Standing in the bow of our sailboat, I stare at the murky waters of Lake Michigan. It has been weeks since torrential rains overwhelmed antiquated sewage systems, spilling billions of gallons of raw sewage into this lake; since swollen rivers and creeks flushed phosphorus-rich soil, fertilizers, debris, and other contaminants into these waters. I have seen this filthy shade of brown define Lake Michigan before. Never for this long. Never stretching for so many miles in all directions.
I feel the lake struggling to purge itself of such massive harm, to reclaim its natural, silvery-blue hue and again be a mirror on which glittering rays of light dance with breathtaking beauty. I can almost hear the lake’s desperate plea for help.
It is a cry I have heard before.
I remember standing on the roadside, tiny beads of sweat forming under my armpits as the South African sun blazed overhead. Before me, a black, wrought iron fence enclosed a two-story motel exquisitely landscaped with brilliant bouquets of hot pink, orange, and snow white blossoms. I stood on the opposite side of the street, feet glued to the rocky soil and thought of my three friends from Australia and New Zealand. We had spent several months exploring Botswana, Rhodesia (now Zimbabwe), the Mozambique border, Swaziland, and the eastern coast of South Africa in a crotchety old van that just exhaled its last breath. We made it to the coastal city of Durban before our funds, like the van, gave out. Our job searches were not going well. My friends were at market, bartering for food with the few remaining coins in our possession.
“You can’t go with us,” Kent said emphatically. “With your American accent, they’ll jack the prices up.”
My job was to get the water.
Taking a deep breath, I crossed the road, empty plastic jug in hand. My job, always, was finding water.
“You’re from the United States,” my friends told me. “If you get caught, you’ll have the best chance.”
My twenty-two year old heart was beating so hard, so fast, I feared someone would notice as I slowly opened the gate, stepped into the gardens and walked towards the door of the plush motel. Wearing faded bib overalls, my cleanest T-shirt, and a red and white bandana tied as a headband around my long blonde hair, I tiptoed past the busy receptionist and down the nearest hallway. Seeing a door marked “Women,” I scurried inside and quickly filled the container with water. Hastily retracing my steps, I entered the sweet-smelling gardens and felt relief pore from every gland of my body.
“I didn’t see you at breakfast this morning,” an elderly woman appeared from the shadows of the building.
“Oh,” I exclaimed, startled. There was silence as I scrambled to respond. “I’m not much of a breakfast eater.”
“But this is Sunday,” she continued, friendly but probing. “They don’t serve lunch here and only a small supper in the evening.”
“I know,” I could feel my cheeks flushing. “I’m not a big eater.

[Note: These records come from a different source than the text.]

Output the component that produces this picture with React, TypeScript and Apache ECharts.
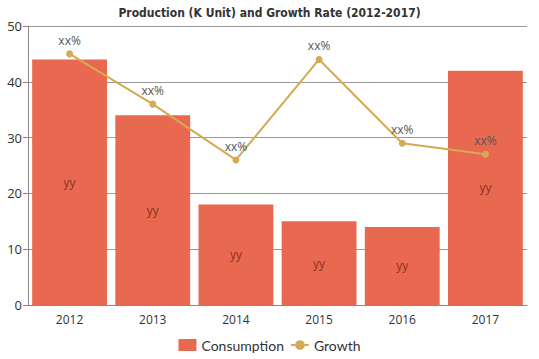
import React, { useEffect, useRef } from "react";
import * as echarts from "echarts";

const categories = ["2012", "2013", "2014", "2015", "2016", "2017"];
const consumption = [44, 34, 18, 15, 14, 42];
const growth = [45, 36, 26, 44, 29, 27];
const barLabels = ["yy", "yy", "yy", "yy", "yy", "yy"];
const lineLabels = ["xx%", "xx%", "xx%", "xx%", "xx%", "xx%"];
const title = "Production (K Unit) and Growth Rate (2012-2017)";

export default function App() {
  const ref = useRef<HTMLDivElement>(null);
  useEffect(() => {
    if (!ref.current) return;
    const chart = echarts.init(ref.current, null, { renderer: "svg" });
    chart.setOption({
      animation: false,
      title: {
        text: title,
        left: "center",
        top: 2,
        textStyle: {
          fontFamily: "DejaVu Sans Condensed",
          fontWeight: "bold",
          fontSize: 12,
          color: "#333",
        },
      },
      grid: { left: 28, right: 12, top: 26, bottom: 54 },
      legend: {
        bottom: 2,
        left: "center",
        itemWidth: 18,
        itemHeight: 12,
        itemGap: 6,
        textStyle: { fontFamily: "Lato", fontSize: 14, color: "#333" },
        data: [
          { name: "Consumption", icon: "rect", itemStyle: {} },
          { name: "Growth" },
        ],
      },
      xAxis: {
        type: "category",
        data: categories,
        axisLine: { lineStyle: { color: "#888" } },
        axisTick: { alignWithLabel: true, lineStyle: { color: "#888" } },
        axisLabel: { fontFamily: "Open Sans", fontSize: 12, color: "#333" },
      },
      yAxis: {
        type: "value",
        min: 0,
        max: 50,
        interval: 10,
        axisLine: { show: true, lineStyle: { color: "#888" } },
        axisTick: { show: true, lineStyle: { color: "#888" } },
        axisLabel: { fontFamily: "Open Sans", fontSize: 13, color: "#333", margin: 6 },
        splitLine: { lineStyle: { color: "#999" } },
      },
      series: [
        {
          name: "Consumption",
          type: "bar",
          data: consumption,
          barCategoryGap: "10%",
          itemStyle: { color: "#e8694f" },
          label: {
            show: true,
            position: "inside",
            formatter: (p: any) => barLabels[p.dataIndex],
            color: "#8a3322",
            fontFamily: "Open Sans",
            fontSize: 12,
          },
        },
        {
          name: "Growth",
          type: "line",
          data: growth,
          symbol: "circle",
          symbolSize: 7,
          itemStyle: { color: "#d4aa55" },
          lineStyle: { color: "#d4aa55", width: 2 },
          label: {
            show: true,
            position: "top",
            formatter: (p: any) => lineLabels[p.dataIndex],
            color: "#555",
            fontFamily: "Open Sans",
            fontSize: 12,
            distance: 4,
          },
        },
      ],
    });
    return () => chart.dispose();
  }, []);
  return <div ref={ref} style={{ width: 539, height: 359, position: "absolute", left: 0, top: 0 }} />;
}
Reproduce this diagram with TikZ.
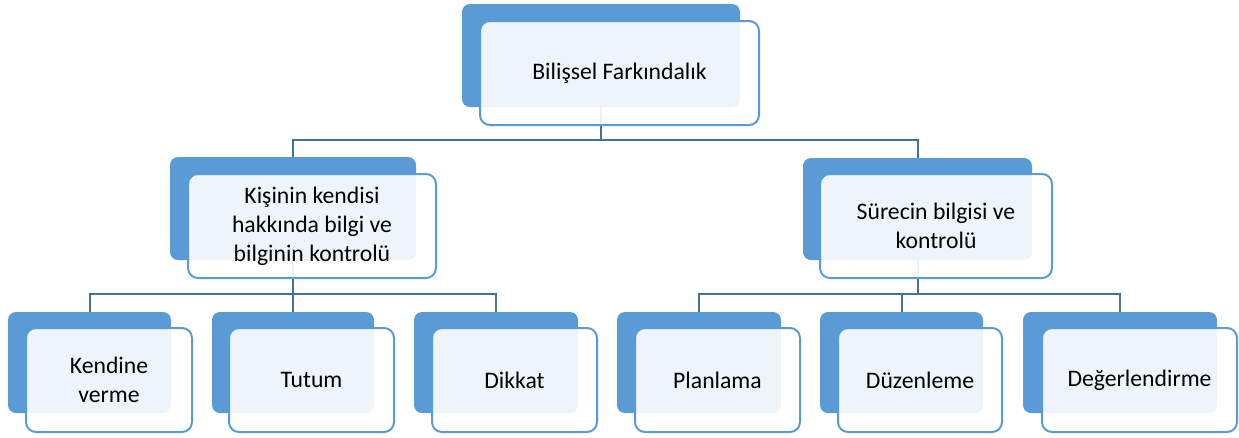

But thank you.”
“I’ll look forward to seeing you this evening,” she smiled.
Fighting an urge to sprint across the road, I turned and attempted a casual stroll around the side of the motel as if the door to my room was just around the corner.
Was it wrong to take the water?
I trudged along the dusty road to our campsite swirling in guilt. My conscience accused me of stealing, of violating values ingrained since childhood. But was it fair that water was a luxury? Easily available to those with money? Doesn’t everyone need water? Have a right to water? Did I not have a responsibility to survive?
I could feel sweat dripping from my hairline, rolling down the back of my neck. I was weary, hungry, frustrated at my inability to find a job in an environment where white women were not supposed to work. Above all, I was thirsty. As I felt the stifling heat of the afternoon sun draining the energy from my body, I longed for a glass of ice cold water.
As nightfall approached, I had no choice but to return to the only motel within walking distance. We were out of water. This time, I was trembling. Please God, don’t let anyone notice me, I prayed silently as my hand grasped the gate’s latch. My tennis shoes, powdered with road dust, heals worn, edges tattered, were a stark contrast to the manicured gardens. I slipped into the motel and back out, unobserved. But as I turned to leave, I saw a black silhouette shaped by the fading sun on the building’s peach-colored walls.
I gasped, could see being handcuffed and pushed into a filthy vehicle, driven to a sweltering jail. Without money for a lawyer, few options existed. I would be detained in a windowless prison cell for months. Best case, they’d put me on a plane and send me home, shame becoming my life’s companion.
Paralyzed, unable to breathe, I waited for the uniformed men to emerge.
“Here,” she said gently, stepping towards me and taking hold of my sweaty hand. “Here, take this. I am a mother. I know what you are going through.” In the palm of my wet, sticky hand, she placed a handful of Rands, the South African equivalent to dollars.
This woman, a stranger, felt my unspoken anguish and extended a hand to help. As I chokingly whispered a thank you, I promised myself someday I would do the same. Someday I would hear another’s silent cry of despair and be there to assist.
Gazing at the sullied waters of Lake Michigan, I know that day has come.